- **Exercise goal**:
Exactly the lines from the one containing "Give me the matplotlib source for this chart." through the one containing "yticks = [0, 200, 400, 600, 800, 1000, 1200]" are to be returned, please, without any pictures.

- **Data provided**:
— begin —

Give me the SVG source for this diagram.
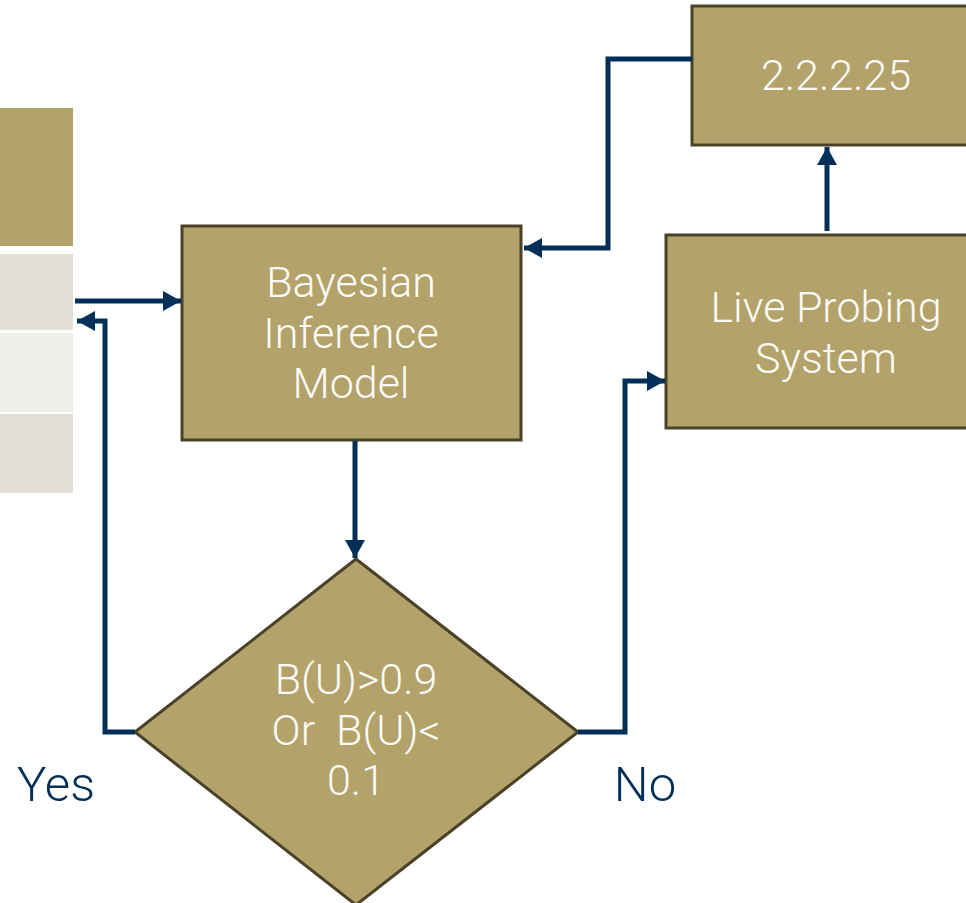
<svg xmlns="http://www.w3.org/2000/svg" width="966" height="903" viewBox="0 0 966 903">
  <style>
    .box { fill: #b3a269; stroke: #4a4228; stroke-width: 3; }
    .lbl { font-family: Roboto, "Liberation Sans", sans-serif; font-weight: 300; font-size: 43px; fill: #fbfaf6; text-anchor: middle; }
    .side { font-family: Roboto, "Liberation Sans", sans-serif; font-weight: 300; font-size: 49px; fill: #003057; text-anchor: middle; }
    .wire { fill: none; stroke: #003057; stroke-width: 5; stroke-linejoin: miter; }
  </style>
  <defs>
    <marker id="arrow" markerUnits="userSpaceOnUse" markerWidth="18" markerHeight="20" viewBox="0 0 18 20" refX="18" refY="10" orient="auto">
      <path d="M0,0 L18,10 L0,20 Z" fill="#003057"/>
    </marker>
  </defs>

  <!-- left-hand stacked panel -->
  <g id="panel">
    <rect x="0" y="108" width="73" height="138" fill="#b3a269"/>
    <rect x="0" y="254" width="73" height="76" fill="#e3dfd4"/>
    <rect x="0" y="333" width="73" height="79" fill="#f0efea"/>
    <rect x="0" y="414" width="73" height="79" fill="#e3dfd4"/>
  </g>

  <g id="bayesian">
    <rect class="box" x="182" y="226" width="339" height="214"/>
    <text class="lbl" x="351" y="297">Bayesian</text>
    <text class="lbl" x="351" y="348">Inference</text>
    <text class="lbl" x="351" y="398">Model</text>
  </g>

  <g id="address">
    <rect class="box" x="692" y="6" width="290" height="139"/>
    <text class="lbl" x="836" y="90">2.2.2.25</text>
  </g>

  <g id="probing">
    <rect class="box" x="666" y="235" width="316" height="193"/>
    <text class="lbl" x="826" y="322">Live Probing</text>
    <text class="lbl" x="826" y="373">System</text>
  </g>

  <g id="decision">
    <polygon class="box" points="356,559 578,732 356,905 135,732"/>
    <text class="lbl" x="356" y="694">B(U)&gt;0.9</text>
    <text class="lbl" x="356" y="745" xml:space="preserve">Or  B(U)&lt;</text>
    <text class="lbl" x="356" y="795">0.1</text>
  </g>

  <g id="labels">
    <text class="side" x="56" y="801">Yes</text>
    <text class="side" x="645" y="801">No</text>
  </g>

  <g id="connectors">
    <path class="wire" d="M75,301 L181,301" marker-end="url(#arrow)"/>
    <path class="wire" d="M135,732 L105,732 L105,321 L77,321" marker-end="url(#arrow)"/>
    <path class="wire" d="M355,441 L355,558" marker-end="url(#arrow)"/>
    <path class="wire" d="M578,732 L625,732 L625,381 L665,381" marker-end="url(#arrow)"/>
    <path class="wire" d="M827,231 L827,147" marker-end="url(#arrow)"/>
    <path class="wire" d="M692,59 L608,59 L608,248 L524,248" marker-end="url(#arrow)"/>
  </g>
</svg>
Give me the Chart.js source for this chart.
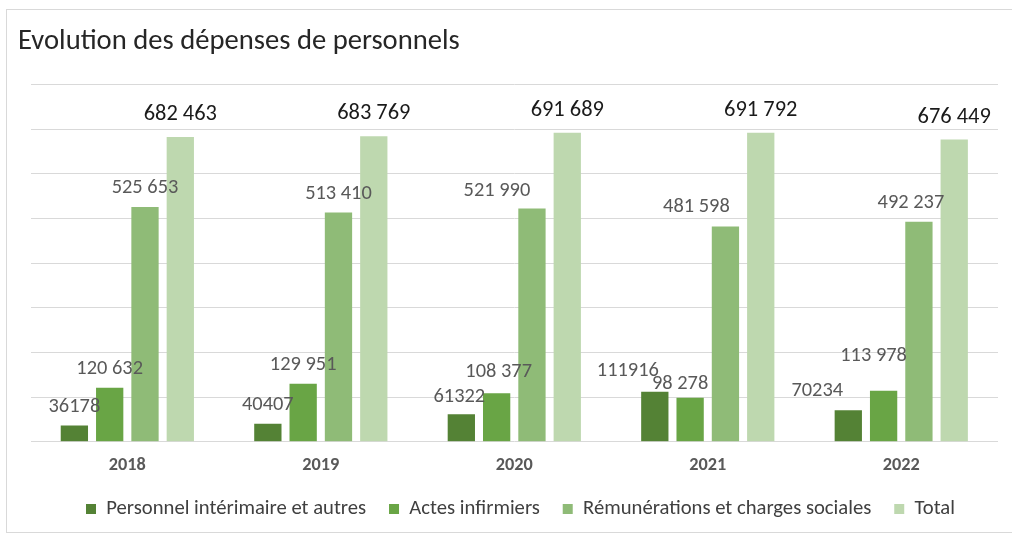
<!DOCTYPE html>
<html><head><meta charset="utf-8">
<script src="https://cdn.jsdelivr.net/npm/chart.js@4.4.1/dist/chart.umd.min.js"></script>
<style>
html,body{margin:0;padding:0;background:#fff;}
#wrap{position:relative;width:1012px;height:535px;overflow:hidden;background:#fff;}
#frame{position:absolute;left:6px;top:9px;width:1012px;height:524px;border:1px solid #d9d9d9;box-sizing:border-box;}
canvas{position:absolute;left:0;top:0;}
</style></head><body>
<div id="wrap"><div id="frame"></div><canvas id="c" width="1012" height="535"></canvas></div>
<script>
// ---- data ----
const years = ['2018', '2019', '2020', '2021', '2022'];
const seriesNames = ['Personnel intérimaire et autres', 'Actes infirmiers', 'Rémunérations et charges sociales', 'Total'];
const interim = [36178, 40407, 61322, 111916, 70234];
const actes = [120632, 129951, 108377, 98278, 113978];
const remun = [525653, 513410, 521990, 481598, 492237];
const total = [682463, 683769, 691689, 691792, 676449];
const yMax = 800000;
const yStep = 100000;
const titleText = 'Evolution des dépenses de personnels';

// ---- styling ----
const FONT = 'Carlito, Calibri, Lato, sans-serif';
const colors = ['#548235', '#69a545', '#8fbb77', '#bed8af'];
const grouped = [false, true, true, true];          // thousands separator in labels
// label nudges (dx, dy in px) for labels moved aside in the original
const labelNudge = {
  '0-2': [-2, 2], '0-3': [-27, -2], '0-4': [-31, 0],
  '1-2': [2, -2], '1-3': [-10, 5], '1-4': [-10, -16],
  '2-2': [-35, 1], '2-3': [-29, -1], '2-4': [-8, 0]
};

function fmt(v, g) {
  const s = String(v);
  return g ? s.replace(/\B(?=(\d{3})+(?!\d))/g, '\u00a0') : s;
}

// pick font sizes so text widths match the original (Calibri-like proportions)
const mctx = document.createElement('canvas').getContext('2d');
function textW(t, size, weight) { mctx.font = (weight || 'normal') + ' ' + size + 'px ' + FONT; return mctx.measureText(t).width; }
function fitSize(t, target, weight) { return 100 * target / textW(t, 100, weight); }

const titleSize = fitSize(titleText, 442);
const legendSize = fitSize(seriesNames[0], 260);
const xSize = fitSize('2018', 37, 'bold');
const valSize = fitSize(fmt(525653, true), 66.7);
const totSize = fitSize(fmt(682463, true), 73.3);

const CH_TOP = 84.4, CH_BOTTOM = 441.7;
const titlePadTop = 42 - titleSize * 0.6;
const titlePadBottom = CH_TOP - titlePadTop - titleSize * 1.2;

const textSum = seriesNames.reduce((a, t) => a + textW(t, legendSize), 0);
const legendGap = Math.max(4, (869 - 4 * 10 - 4 * legendSize / 2 - textSum) / 3);
const legendBottom = 509 + 10 + legendSize / 2;
const layoutBottom = 535 - legendBottom;
const legendHeight = legendSize + legendGap + 10;
const xAxisHeight = legendBottom - legendHeight - CH_BOTTOM;
const xPad = 465 - CH_BOTTOM - xSize * 0.6;
const LEGEND_CENTER = 520.5;

const valueLabels = {
  id: 'valueLabels',
  afterLayout(chart) {
    const lg = chart.legend;
    if (!lg) return;
    const shift = LEGEND_CENTER - (lg.left + lg.right) / 2;
    lg.left += shift; lg.right += shift;
  },
  afterDatasetsDraw(chart) {
    const ctx = chart.ctx;
    ctx.save();
    ctx.textAlign = 'center';
    ctx.textBaseline = 'middle';
    chart.data.datasets.forEach((ds, di) => {
      const meta = chart.getDatasetMeta(di);
      const isTotal = di === 3;
      ctx.font = (isTotal ? totSize : valSize) + 'px ' + FONT;
      ctx.fillStyle = isTotal ? '#1a1a1a' : '#595959';
      meta.data.forEach((bar, i) => {
        const n = labelNudge[di + '-' + i] || [0, 0];
        const off = isTotal ? 22.5 : 19;
        ctx.fillText(fmt(ds.data[i], grouped[di]), bar.x + n[0], bar.y - off + n[1]);
      });
    });
    ctx.restore();
  }
};

const datasets = [interim, actes, remun, total].map((d, i) => ({
  label: seriesNames[i],
  data: d,
  backgroundColor: colors[i],
  borderWidth: 0,
  categoryPercentage: 0.73,
  barPercentage: 0.773
}));

new Chart(document.getElementById('c'), {
  type: 'bar',
  data: { labels: years, datasets },
  options: {
    responsive: false,
    animation: false,
    layout: { padding: { left: 18, right: 14, top: 0, bottom: layoutBottom } },
    plugins: {
      tooltip: { enabled: false },
      title: {
        display: true,
        text: titleText,
        align: 'start',
        color: '#262626',
        font: { family: FONT, size: titleSize, weight: 'normal' },
        padding: { top: titlePadTop, bottom: titlePadBottom }
      },
      legend: {
        position: 'bottom',
        align: 'center',
        fullSize: false,
        labels: {
          boxWidth: 10, boxHeight: 10, padding: legendGap,
          color: '#404040',
          font: { family: FONT, size: legendSize }
        }
      }
    },
    scales: {
      x: {
        grid: { display: false, drawTicks: false },
        border: { display: false },
        ticks: { color: '#595959', padding: xPad, font: { family: FONT, size: xSize, weight: 'bold' } },
        afterFit: s => { s.height = xAxisHeight; }
      },
      y: {
        min: 0, max: yMax,
        ticks: { display: false, stepSize: yStep },
        grid: { color: '#d9d9d9', lineWidth: 1, drawTicks: false },
        border: { display: false },
        afterFit: s => { s.width = 12.6; }
      }
    }
  },
  plugins: [valueLabels]
});
</script>
</body></html>
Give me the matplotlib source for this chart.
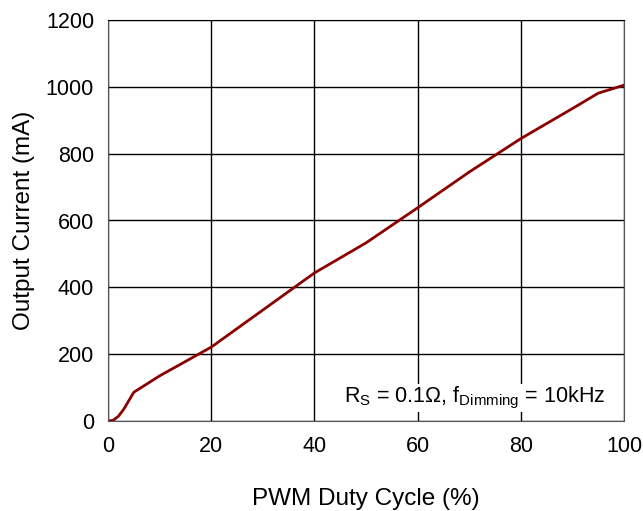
import matplotlib
matplotlib.use("Agg")
import matplotlib.pyplot as plt

duty = [0, 1, 2, 3, 4, 5, 10, 20, 30, 40, 50, 60, 70, 80, 90, 95, 100]
current = [0, 2, 14, 34, 60, 86, 135, 221, 332, 443, 533, 638, 745, 845, 935, 981, 1005]
xticks = [0, 20, 40, 60, 80, 100]
yticks = [0, 200, 400, 600, 800, 1000, 1200]

plt.rcParams['font.family'] = ['Liberation Sans', 'DejaVu Sans']
plt.rcParams['mathtext.fontset'] = 'custom'
plt.rcParams['mathtext.rm'] = 'Liberation Sans'

fig = plt.figure(figsize=(6.43, 5.11), dpi=100)
ax = fig.add_axes([108/643, 90/511, 516/643, 401/511])
ax.plot(duty, current, color='#8B0000', lw=2)
ax.set_xlim(0, 100)
ax.set_ylim(0, 1200)
ax.set_xticks(xticks)
ax.set_yticks(yticks)
ax.grid(True, color='black', lw=1)
ax.tick_params(direction='in', length=0, labelsize=15.5)
ax.tick_params(axis='x', pad=11)
ax.tick_params(axis='y', pad=10)
for s in ['left', 'bottom', 'right']:
    ax.spines[s].set_color('#555555')
ax.spines['top'].set_color('black')
ax.set_xlabel('PWM Duty Cycle (%)', fontsize=17.5, labelpad=22)
ax.set_ylabel('Output Current (mA)', fontsize=17.5, labelpad=8)
ax.text(0.458, 0.025, r'R$_\mathrm{S}$ = 0.1Ω, f$_\mathrm{Dimming}$ = 10kHz',
        transform=ax.transAxes, fontsize=15.5, ha='left', va='bottom',
        bbox=dict(facecolor='white', edgecolor='none', pad=1))
fig.savefig('out.png', dpi=100)
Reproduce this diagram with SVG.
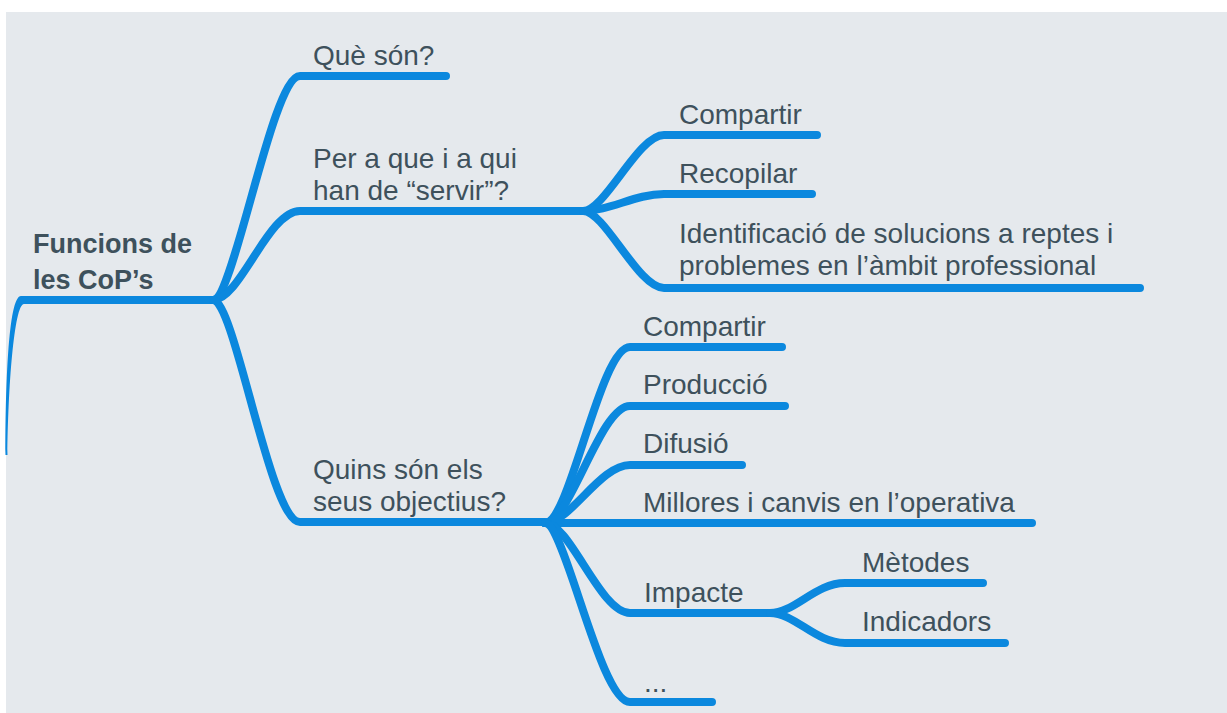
<svg xmlns="http://www.w3.org/2000/svg" width="1227" height="713" viewBox="0 0 1227 713">
<style>
.bg{fill:#e5e9ed}
.ln{fill:none;stroke:#0b88de;stroke-width:8;stroke-linecap:round;stroke-linejoin:round}
.t{font-family:"Liberation Sans",Arial,Helvetica,sans-serif;font-size:28px;fill:#3e515c}
.tr{font-family:"Liberation Sans",Arial,Helvetica,sans-serif;font-size:27px;font-weight:bold;fill:#3e515c}
</style>
<rect width="1227" height="713" fill="#ffffff"/>
<rect class="bg" x="6" y="12" width="1221" height="701"/>
<g id="connectors">
  <path d="M5.5,455 C5.5,390 8,296 21,296 L213,296 L213,304 L24,304 C14,304 8,390 7.5,455 Z" fill="#0b88de"/>
  <path class="ln" d="M213,300 C234,300 272,76 300,76 L446,76"/>
  <path class="ln" d="M213,300 C240,300 268,211 300,211 L583,211"/>
  <path class="ln" d="M213,300 C235,300 270,522 300,522 L545,522"/>
  <path class="ln" d="M583,211 C605,211 638,135 664,135 L817,135"/>
  <path class="ln" d="M583,211 C610,211 635,194 664,194 L812,194"/>
  <path class="ln" d="M583,211 C605,211 638,288 664,288 L1140,288"/>
  <path class="ln" d="M545,523 C570,523 600,347 630,347 L782,347"/>
  <path class="ln" d="M545,523 C570,523 600,406 630,406 L785,406"/>
  <path class="ln" d="M545,523 C570,523 600,465 630,465 L742,465"/>
  <path class="ln" d="M545,523 L1032,523"/>
  <path class="ln" d="M545,523 C570,523 600,613 630,613 L770,613"/>
  <path class="ln" d="M545,523 C565,523 600,702 630,702 L712,702"/>
  <path class="ln" d="M770,613 C795,613 815,583 845,583 L983,583"/>
  <path class="ln" d="M770,613 C795,613 815,643 845,643 L1005,643"/>
</g>
<g id="root"><text class="tr" x="33" y="253">Funcions de</text><text class="tr" x="33" y="289">les CoP’s</text></g>
<g id="que-son"><text class="t" x="313" y="65">Què són?</text></g>
<g id="per-a-que"><text class="t" x="313" y="168">Per a que i a qui</text><text class="t" x="313" y="200">han de “servir”?</text></g>
<g id="objectius"><text class="t" x="313" y="479">Quins són els</text><text class="t" x="313" y="511">seus objectius?</text></g>
<g id="compartir1"><text class="t" x="679" y="124">Compartir</text></g>
<g id="recopilar"><text class="t" x="679" y="183">Recopilar</text></g>
<g id="identificacio"><text class="t" x="679" y="243">Identificació de solucions a reptes i</text><text class="t" x="679" y="275">problemes en l’àmbit professional</text></g>
<g id="compartir2"><text class="t" x="643" y="336">Compartir</text></g>
<g id="produccio"><text class="t" x="643" y="394">Producció</text></g>
<g id="difusio"><text class="t" x="643" y="453">Difusió</text></g>
<g id="millores"><text class="t" x="643" y="512">Millores i canvis en l’operativa</text></g>
<g id="impacte"><text class="t" x="644" y="602">Impacte</text></g>
<g id="metodes"><text class="t" x="862" y="572">Mètodes</text></g>
<g id="indicadors"><text class="t" x="862" y="631">Indicadors</text></g>
<g id="etc"><text class="t" x="644" y="692">...</text></g>
</svg>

— end —

- **Full response**:
Give me the matplotlib source for this chart.
import matplotlib
matplotlib.use("Agg")
import matplotlib.pyplot as plt

duty = [0, 1, 2, 3, 4, 5, 10, 20, 30, 40, 50, 60, 70, 80, 90, 95, 100]
current = [0, 2, 14, 34, 60, 86, 135, 221, 332, 443, 533, 638, 745, 845, 935, 981, 1005]
xticks = [0, 20, 40, 60, 80, 100]
yticks = [0, 200, 400, 600, 800, 1000, 1200]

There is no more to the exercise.